From the start, the Foundation has launched a number of programmes to scientifically analyse and promote this legacy.
The objective of the project is to recreate the Archive in its entirety, bringing this vast source of information back to life, as it can provide new elements to understand the history of Italian political culture, particularly the Risorgimento and the liberal socialist movements.
The first step has been the creation, within the Rosselli Foundation site, of pages dedicated to the Archive, where scholars can access material discussed in work in progress as it is made available.
The inventory – 8500 fact files are now available – is also backed up by pages of historical background material: Chronology , The Family, Photographs.
The book Le carte risorgimentali dell’Archivio Rosselli. Inventario was published in 2006; a study day The long shadow of the Risorgimento. Élite and population from the Unification of Italy to the European Union; was organised in 2007. The Foundation also organised the convention “Freedom beyond the borders.

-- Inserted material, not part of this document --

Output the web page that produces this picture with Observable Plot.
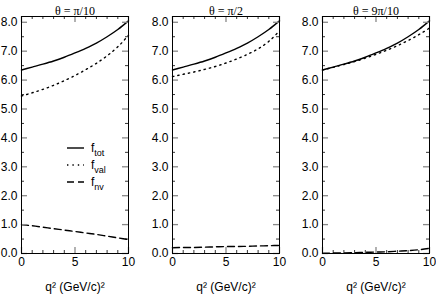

From the Rossellis to Giustizia e Libertà” (October 25, 2007) in the context of “When freedom is elsewhere” a cycle of events focussing on the issues of exile and opposition to totalitarian regimes, created by the Past-Present Committee set up by the Rosselli Foundation, Gramsci Foundation, Piero Gobetti Studies Centre and Gaetano Salvemini Institute.
The documentary Il caso Rosselli. Un delitto di regime was presented during the convention,; it was directed by Stella Savino, produced by Doclab and broadcast on Rai 3 and History Channel.